23 de outubro de 2013
A oposição de direita e a oposição que pensa estar agindo como esquerda afinaram ontem o discurso.
Dizem que o leilão de Libra foi “a maior privatização da História do Brasil”.
Como parece que se tornou o debate algo paupérrimo, onde vale mais rotular e xingar do que pensar e esclarecer, tento ajudar aqui a mostrar o que disse Dilma Rousseff ao afirmar que o que foi feito “é bem diferente de privatização”.
Como recolhi do velho Leonel Brizola que as palavras devem ser usadas para revelar e não para esconder os pensamentos, vou tentar, pela via do exemplo, sem me aprofundar teoricamente no tema, mostrar como é diferente o que aconteceu em Libra daquilo que nos acostumamos a ver aqui como privatização.

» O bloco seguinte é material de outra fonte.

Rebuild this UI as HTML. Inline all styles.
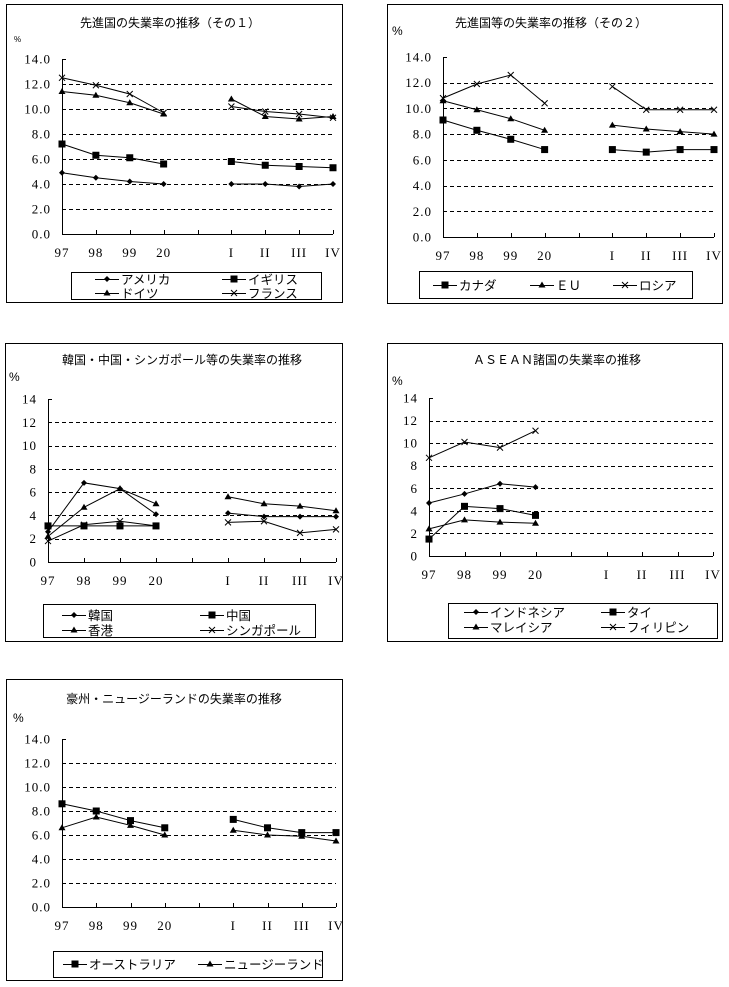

Valho-me, para isso, de um outro caso emblemático, o da privatização – sem aspas – da Vale.
O que se passou ali foi a venda da empresa a grupos privados – deixemos à parte que tenha sido por um subpreço de algo como 3% do que ela valia, e que metade disso tivesse sido feito em “moeda podre”, o que reduz ainda mais o valor. Vendida a Vale, suas jazidas e direitos minerários, nada mais é nosso, mas do proprietário privado. É ele quem vai decidir quando e quanto ferro será retirado, como será vendido, se será ou não destinado ao beneficiamento. Ao Estado cabem apenas os royalties pela mineração, aliás em valores ridículos.
O minério de ferro, agora, é deles.
E Libra, é igual?
Nem parecido, vejam:
- A jazida segue sendo estatal e o consórcio recebe o direito de, por uma parte do petróleo retirado, explorar para a União.
- Ao adquirir a concessão, o consórcio não leva um parafuso ou uma broca pertencente ao povo, muito menos uma atividade funcionando e gerando caixa. Ao contrário: terá de investir muito – e por muito tempo – até que o negócio seja capaz de produzir um real de mercadoria a vender.
- A velocidade, a forma e a oportunidade de retirar e vender o petróleo vão ser definidas pelo consórcio em comum acordo com o Estado Brasileiro, pois a PPSA (a Petrosal) tem poder de veto sobre as decisões exploratórias e comerciais, além de acompanhar e auditar os custos exploratórios, para que seu abatimento no óleo extraído não se superfature.
- É uma empresa pública – de economia mista, mas controlada pelo Estado – que vai operar os poços, liderando as escolhas sobre como e onde comprar equipamentos, contratações de serviços, recrutamento de pessoal. Isto é, nada será comprado ou contratado no exterior a não ser que seja indispensável ou manifestamente desvantajoso fazê-lo no mercado interno.
É por isso que, embora tanto o minério de ferro quanto o petróleo sejam, pela Constituição brasileira, propriedade da União e, portanto, de cada brasileiro e brasileira, na prática, o ferro foi privatizado e o petróleo, não.
É só ver que, do óleo que agora está a quilômetros de profundidade sob o leito marinho, Libra vai dar perto de um trilhão de dólares ao Estado brasileiro para investir em educação, saúde, tecnologia, programas sociais. Porque o Estado, sobre o que é seu, fica com a parte do leão.
E do ferro que retira aos milhões de toneladas do solo destes filhos da mãe gentil, a Vale só dá ao Brasil os impostos que qualquer empresa tem de pagar e um trocadinho – 2% do valor, descontado transporte – do minério retirado. E os adoradores do privado, ainda ronronam como gatinhos, em louvor aos gênios que fizeram este negócio desastroso para o país.
Quando se quer igualar coisas tão diferentes assim, podem crer, ou se está deixando de pensar ou, como é pior e mais comum, querendo que as pessoas deixem de pensar.
E, deixando de pensar, possam ser enganadas.